Guest contributor Cassandra Vo is a J.D. Candidate at UCLA Law (’25) specializing in environmental law.

Reader Comments

3 Replies to “California Seeks to Protect Homes from Excessive Indoor Heat”

  1. Note that solar powered absorption cycle cooling is a practical reality for places with lots of solar energy (which by definition need cooling when there is a lot of solar energy available).

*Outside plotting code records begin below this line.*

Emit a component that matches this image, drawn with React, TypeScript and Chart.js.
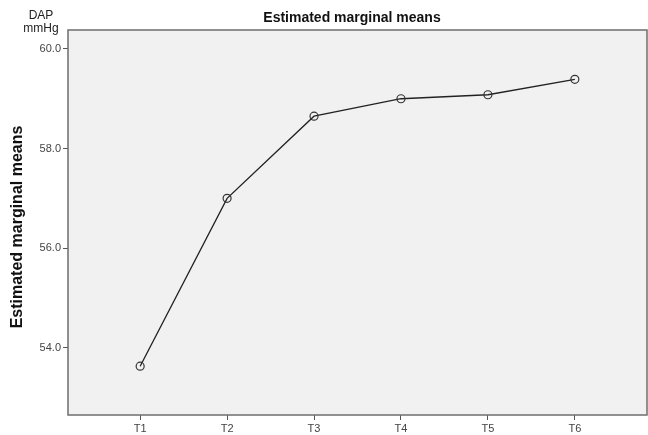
import React, { useEffect, useRef } from "react";
import { Chart, registerables } from "chart.js";

Chart.register(...registerables);

const categories = ["T1", "T2", "T3", "T4", "T5", "T6"];
const means = [53.63, 57.0, 58.65, 59.0, 59.08, 59.39];
const yTickValues = [54, 56, 58, 60];
const chartTitle = "Estimated marginal means";
const yAxisTitle = "Estimated marginal means";
const unitLines = ["DAP", "mmHg"];

const FONT = "'Liberation Sans', Arial, Helvetica, sans-serif";

export default function App() {
  const ref = useRef<HTMLCanvasElement | null>(null);

  useEffect(() => {
    document.body.style.margin = "0";
    const canvas = ref.current;
    if (!canvas) return;

    const decor = {
      id: "decor",
      beforeDraw(chart: any) {
        const { ctx, chartArea: a } = chart;
        ctx.save();
        ctx.fillStyle = "#f1f1f1";
        ctx.fillRect(a.left, a.top, a.right - a.left, a.bottom - a.top);
        ctx.restore();
      },
      afterDraw(chart: any) {
        const { ctx, chartArea: a } = chart;
        ctx.save();
        ctx.strokeStyle = "#6e6e6e";
        ctx.lineWidth = 1.5;
        ctx.strokeRect(a.left, a.top, a.right - a.left, a.bottom - a.top);

        ctx.fillStyle = "#111";
        ctx.font = `bold 14px ${FONT}`;
        ctx.textAlign = "center";
        ctx.textBaseline = "alphabetic";
        ctx.fillText(chartTitle, 352, 22);

        ctx.font = `12px ${FONT}`;
        ctx.fillStyle = "#222";
        ctx.fillText(unitLines[0], 41, 19);
        ctx.fillText(unitLines[1], 41, 32);

        ctx.translate(18, 227);
        ctx.rotate(-Math.PI / 2);
        ctx.font = `bold 16px ${FONT}`;
        ctx.fillStyle = "#111";
        ctx.textBaseline = "middle";
        ctx.fillText(yAxisTitle, 0, 0);
        ctx.restore();
      },
    };

    const chart = new Chart(canvas, {
      type: "line",
      data: {
        datasets: [
          {
            data: means.map((v, i) => ({ x: i + 1, y: v })),
            borderColor: "#222",
            borderWidth: 1.3,
            pointRadius: 4,
            pointBorderWidth: 1.2,
            pointBorderColor: "#333",
            pointBackgroundColor: "rgba(0,0,0,0)",
            fill: false,
            tension: 0,
          },
        ],
      },
      options: {
        animation: false,
        responsive: false,
        devicePixelRatio: 1,
        layout: { autoPadding: false, padding: { left: 0, right: 1, top: 30, bottom: 0 } },
        plugins: { legend: { display: false }, title: { display: false }, tooltip: { enabled: false } },
        scales: {
          x: {
            type: "linear",
            min: 0.17,
            max: 6.83,
            afterBuildTicks: (s: any) => {
              s.ticks = categories.map((_, i) => ({ value: i + 1 }));
            },
            afterFit: (s: any) => {
              s.height = 20;
              s.paddingRight = 0;
              s.paddingLeft = 0;
            },
            ticks: {
              callback: (v: any) => categories[Math.round(Number(v)) - 1] ?? "",
              color: "#444",
              font: { size: 11, family: FONT },
              padding: 2,
              maxRotation: 0,
              autoSkip: false,
            },
            grid: { drawOnChartArea: false, drawTicks: true, tickLength: 5, color: "#555" },
            border: { display: false },
          },
          y: {
            min: 52.65,
            max: 60.38,
            afterBuildTicks: (s: any) => {
              s.ticks = yTickValues.map((v) => ({ value: v }));
            },
            afterFit: (s: any) => {
              s.width = 68;
              s.paddingTop = 0;
              s.paddingBottom = 0;
            },
            ticks: {
              callback: (v: any) => Number(v).toFixed(1),
              color: "#444",
              font: { size: 11, family: FONT },
              padding: 2,
            },
            grid: { drawOnChartArea: false, drawTicks: true, tickLength: 5, color: "#555" },
            border: { display: false },
          },
        },
      },
      plugins: [decor],
    });

    return () => chart.destroy();
  }, []);

  return (
    <div style={{ width: 648, height: 435 }}>
      <canvas ref={ref} width={648} height={435} style={{ display: "block" }} />
    </div>
  );
}
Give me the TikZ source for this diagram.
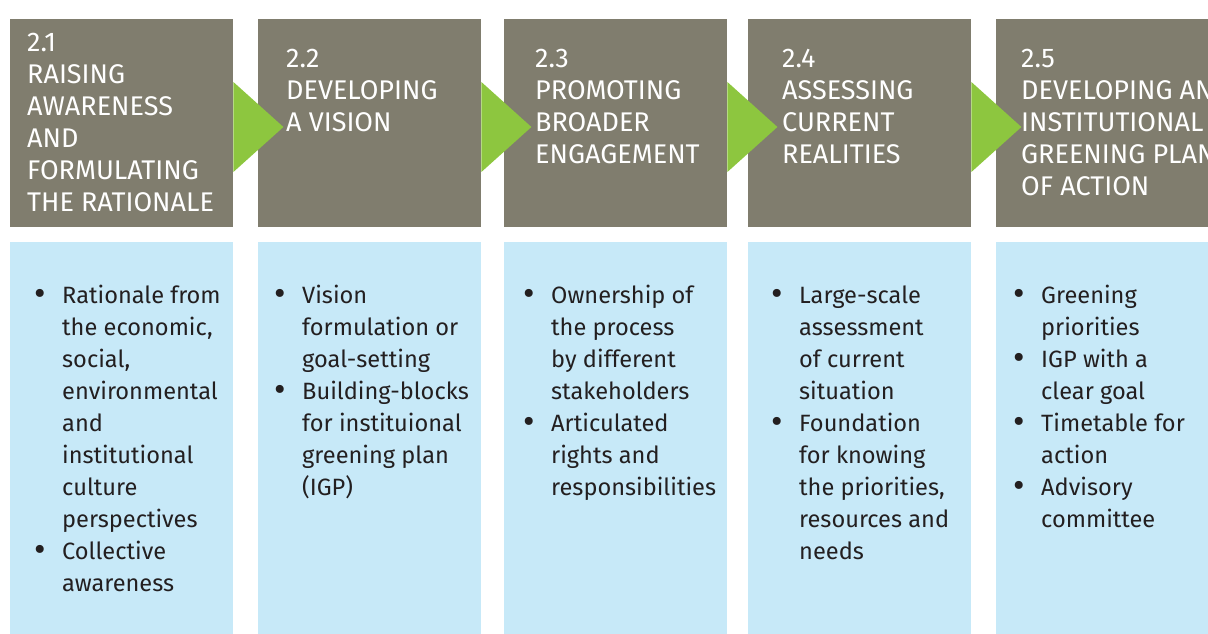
\documentclass[tikz,border=0pt]{standalone}
\usepackage{fontspec}
\IfFontExistsTF{FiraSans-Light.otf}{\setmainfont{FiraSans-Light.otf}}{\setmainfont{Fira Sans}}
\definecolor{hdrgrey}{RGB}{128,125,110}
\definecolor{arrgreen}{RGB}{141,198,63}
\definecolor{bodyblue}{RGB}{199,233,248}
\definecolor{bodytext}{RGB}{35,31,32}
\newcommand\bul{\leavevmode\llap{\raisebox{-2.5pt}{\scalebox{1.5}{\textbullet}}\hspace{16pt}}}
\tikzset{
  hdrbox/.style={rectangle, fill=hdrgrey, draw=none, anchor=north west, minimum width=223pt, minimum height=208pt, inner sep=0pt},
  bodybox/.style={rectangle, fill=bodyblue, draw=none, anchor=north west, minimum width=223pt, minimum height=392pt, inner sep=0pt},
  hdrtext/.style={anchor=base west, inner sep=0pt, text=white, font=\fontsize{27}{32}\selectfont},
  listtext/.style={anchor=base west, inner sep=0pt, text=bodytext, font=\fontsize{23.6}{32}\selectfont},
  arrowtri/.style={fill=arrgreen, draw=none}
}
\begin{document}
\begin{tikzpicture}[x=1pt,y=-1pt]
\useasboundingbox (0,0) rectangle (1208,634);
\clip (0,0) rectangle (1208,634);
% header boxes
\node[hdrbox] (h1) at (10,19) {};
\node[hdrbox] (h2) at (258,19) {};
\node[hdrbox] (h3) at (504,19) {};
\node[hdrbox] (h4) at (748,19) {};
\node[hdrbox] (h5) at (996,19) {};
% body boxes
\node[bodybox] (b1) at (10,242) {};
\node[bodybox] (b2) at (258,242) {};
\node[bodybox] (b3) at (504,242) {};
\node[bodybox] (b4) at (748,242) {};
\node[bodybox] (b5) at (996,242) {};
% arrows
\foreach \a in {1,2,3,4}{
  \fill[arrowtri] ([yshift=-63pt]h\a.north east) -- ([xshift=50pt,yshift=-108pt]h\a.north east) -- ([yshift=-153pt]h\a.north east) -- cycle;
}
% header texts
\node[hdrtext] (t1) at (27,52) {\parbox[t]{220pt}{2.1\\RAISING\\AWARENESS\\AND\\FORMULATING\\THE RATIONALE}};
\node[hdrtext] (t2) at (286,68) {\parbox[t]{220pt}{2.2\\DEVELOPING\\A VISION}};
\node[hdrtext] (t3) at (535,68) {\parbox[t]{220pt}{2.3\\PROMOTING\\BROADER\\ENGAGEMENT}};
\node[hdrtext] (t4) at (782,68) {\parbox[t]{220pt}{2.4\\ASSESSING\\CURRENT\\REALITIES}};
\node[hdrtext] (t5) at (1021,68) {\parbox[t]{220pt}{2.5\\DEVELOPING AN\\INSTITUTIONAL\\GREENING PLAN\\OF ACTION}};
% lists
\node[listtext] (l1) at (62,303) {\parbox[t]{200pt}{\bul Rationale from\\the economic,\\social,\\environmental\\and\\institutional\\culture\\perspectives\\\bul Collective\\awareness}};
\node[listtext] (l2) at (302,303) {\parbox[t]{200pt}{\bul Vision\\formulation or\\goal-setting\\\bul Building-blocks\\for instituional\\greening plan\\(IGP)}};
\node[listtext] (l3) at (551,303) {\parbox[t]{200pt}{\bul Ownership of\\the process\\by different\\stakeholders\\\bul Articulated\\rights and\\responsibilities}};
\node[listtext] (l4) at (799,303) {\parbox[t]{200pt}{\bul Large-scale\\assessment\\of current\\situation\\\bul Foundation\\for knowing\\the priorities,\\resources and\\needs}};
\node[listtext] (l5) at (1041,303) {\parbox[t]{200pt}{\bul Greening\\priorities\\\bul IGP with a\\clear goal\\\bul Timetable for\\action\\\bul Advisory\\committee}};
\end{tikzpicture}
\end{document}
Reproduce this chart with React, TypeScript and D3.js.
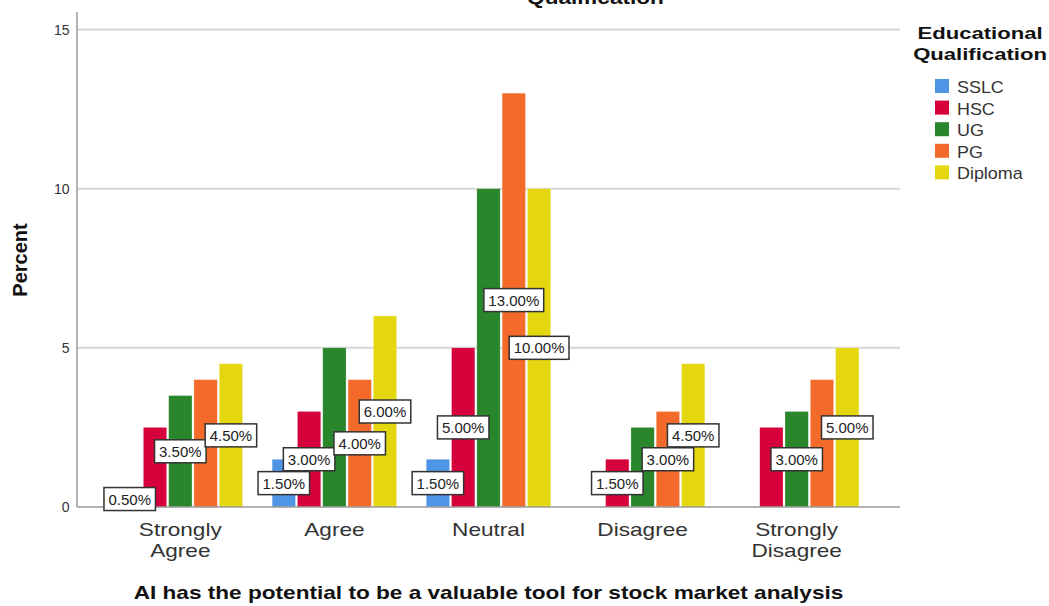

    Absorption cooling uses heat to separate two substances, usually ammonia and water. Then one rejects heat to environmental conditions (just like a regular gas compression cooler). The cooled substance is then allowed to mix with the other substance, which draws heat, but this time from the space to be cooled. Propane powered RV refrigerators work this way, and even solar powered coolers are an established technology.
    Energy Concepts in Maryland has improved the system by separating the heat part of the cycle to during the day and the heat rejection part to night when the temperature is less and developed the ISAAC icemaker that uses no power, for the developing world. In California, ice / water slush could be made and stored in a buried tank, and the chilled water could be used for interior cooling.
    All of this is conventional HVAC engineering, and should be considered.

  2. One point of environmental law is that it needs to be well informed by technology. There are often existing solutions gathering dust somewhere that could provide a solution if properly enabled by policy.

    This is very similar to products liability where offering a practical solution is necessary to prove that it would have been practical to eliminate the “necessary” hazard from the failed product.

    One need in the environmental law area is to provide a forum for communication between technologists and the rest of the environmental community.

    Engineers accumulate “I told you so” points throughout their careers and it is a source of schadenfreude in retirement, but it could be a lot more useful if they got more traction in the first place.

  3. You are doing the Lord’s work!

    And I was very happy to see that you also recommend helping people to buy their parks and make co-ops.

    Full speed ahead!

    CBD’s comments are very interesting. There must be many great ideas out there that might be helpful.